» **REQUIREMENTS**
Retype the whole listing, please, keeping every line exact and dropping the pictures.
--- begin ---
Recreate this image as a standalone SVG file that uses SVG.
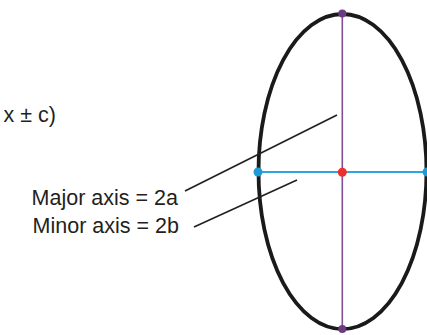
<svg xmlns="http://www.w3.org/2000/svg" width="427" height="335" viewBox="0 0 427 335">
<style>
.lbl{font-family:"Liberation Sans",Arial,sans-serif;font-size:21.5px;fill:#231f20}
.leader{stroke:#231f20;stroke-width:1.6;fill:none}
</style>
<rect width="427" height="335" fill="#fff"/>
<g id="ellipse">
<ellipse cx="342.5" cy="171.5" rx="84" ry="157.5" fill="none" stroke="#1a1a1a" stroke-width="3.8"/>
</g>
<g id="major-axis">
<line x1="342.3" y1="13.5" x2="342.3" y2="329" stroke="#7f4f9a" stroke-width="1.6"/>
<circle cx="342.3" cy="13.5" r="4" fill="#6b3d80"/>
<circle cx="342.3" cy="329" r="4" fill="#6b3d80"/>
</g>
<g id="minor-axis">
<line x1="258" y1="172" x2="427" y2="172" stroke="#2aa9e0" stroke-width="2"/>
<circle cx="258" cy="172" r="4.5" fill="#1e9bd7"/>
<circle cx="427" cy="172" r="4.5" fill="#1e9bd7"/>
</g>
<g id="center">
<circle cx="342.3" cy="172.3" r="4.5" fill="#ed2f2f"/>
</g>
<g id="foci-label">
<text class="lbl" x="56" y="122" text-anchor="end">x ± c)</text>
</g>
<g id="major-label">
<text class="lbl" x="178" y="205" text-anchor="end">Major axis = 2a</text>
</g>
<g id="minor-label">
<text class="lbl" x="179" y="233" text-anchor="end">Minor axis = 2b</text>
</g>
<g id="connectors">
<line class="leader" x1="185" y1="191" x2="337" y2="115"/>
<line class="leader" x1="194" y1="227" x2="297" y2="180"/>
</g>
</svg>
--- end ---
» **COMPLETE OUTPUT**
Recreate this image as a standalone SVG file that uses SVG.
<svg xmlns="http://www.w3.org/2000/svg" width="427" height="335" viewBox="0 0 427 335">
<style>
.lbl{font-family:"Liberation Sans",Arial,sans-serif;font-size:21.5px;fill:#231f20}
.leader{stroke:#231f20;stroke-width:1.6;fill:none}
</style>
<rect width="427" height="335" fill="#fff"/>
<g id="ellipse">
<ellipse cx="342.5" cy="171.5" rx="84" ry="157.5" fill="none" stroke="#1a1a1a" stroke-width="3.8"/>
</g>
<g id="major-axis">
<line x1="342.3" y1="13.5" x2="342.3" y2="329" stroke="#7f4f9a" stroke-width="1.6"/>
<circle cx="342.3" cy="13.5" r="4" fill="#6b3d80"/>
<circle cx="342.3" cy="329" r="4" fill="#6b3d80"/>
</g>
<g id="minor-axis">
<line x1="258" y1="172" x2="427" y2="172" stroke="#2aa9e0" stroke-width="2"/>
<circle cx="258" cy="172" r="4.5" fill="#1e9bd7"/>
<circle cx="427" cy="172" r="4.5" fill="#1e9bd7"/>
</g>
<g id="center">
<circle cx="342.3" cy="172.3" r="4.5" fill="#ed2f2f"/>
</g>
<g id="foci-label">
<text class="lbl" x="56" y="122" text-anchor="end">x ± c)</text>
</g>
<g id="major-label">
<text class="lbl" x="178" y="205" text-anchor="end">Major axis = 2a</text>
</g>
<g id="minor-label">
<text class="lbl" x="179" y="233" text-anchor="end">Minor axis = 2b</text>
</g>
<g id="connectors">
<line class="leader" x1="185" y1="191" x2="337" y2="115"/>
<line class="leader" x1="194" y1="227" x2="297" y2="180"/>
</g>
</svg>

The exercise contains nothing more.